Пан Юстын Далонь вошел, остановился посреди комнаты, чуть смущенно огляделся по сторонам.
– Давай, давай, пан, заходи, – басовито прогудел чародей. – Раньше сядешь, раньше выйдешь, как шутят каторжане в Угорских карьерах мраморных.
– Полно тебе, пан Мржек, – вздохнул Далонь. – Судьба королевства в твоих руках, а ты все зубоскалишь…
Мржек!
Ендрек не раз слышал это имя от сотника Войцека Шпары, от Хватана и Грая и справедливо полагал, что подобному зверю в человечьем обличье не место среди добрых жителей Прилужан. Ну и побаивался, само собой. А тут вдруг угодил палачу в лапы. Живым и накрепко спеленатым…

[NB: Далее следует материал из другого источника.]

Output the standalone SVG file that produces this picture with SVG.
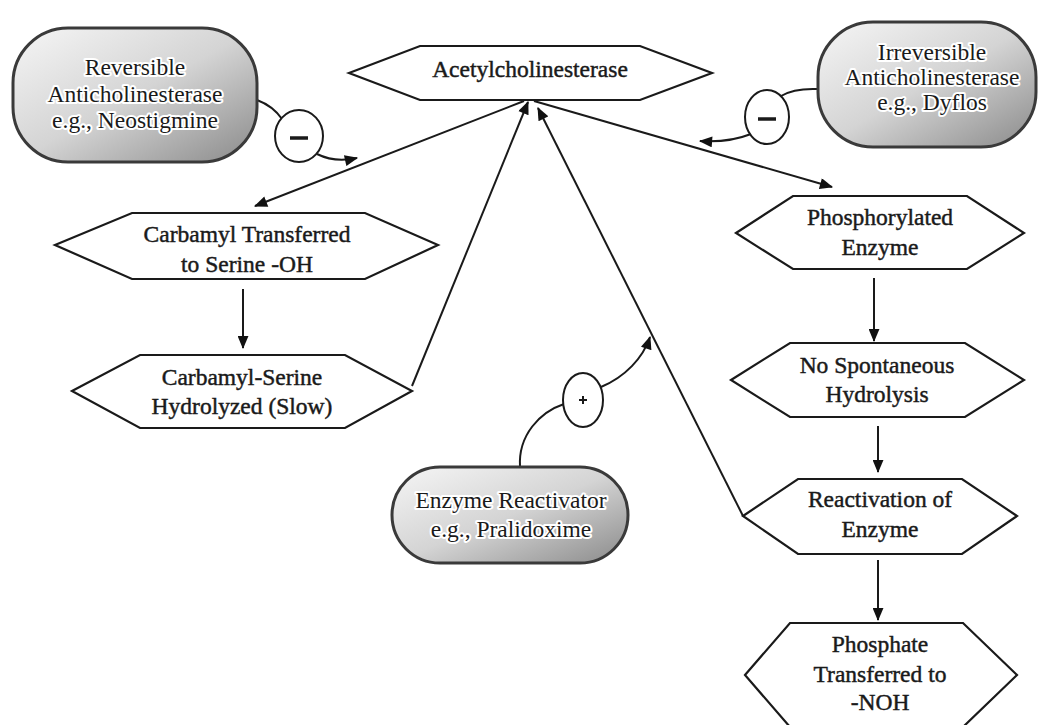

Видно, Мара таки ошиблась. Подаст она сегодня угол красного платка студиозусу, и пойдут они рука об руку в широкие льняные и пшеничные поля, в густые еловые чащобы. Пойдут долгой, плотно утоптанной дорогой и будут шагать, пока не предстанут к престолу Господа…
– Экий ты серьезный, пан Юстын, – хмыкнул Мржек. – Никак боишься?
– Да, я боюсь, – твердо отвечал Далонь. – Но ради великого дела, дела Золотого Пардуса, я смогу задавить свой страх, загнать его глубоко-глубоко…
– Ясно. Можешь не продолжать… – Чем-чем, а учтивостью чародей не отличался. – Все это мне знакомо: «Нам нет числа, сломим силы зла. Да, Жигомонт!» Треп, да и только.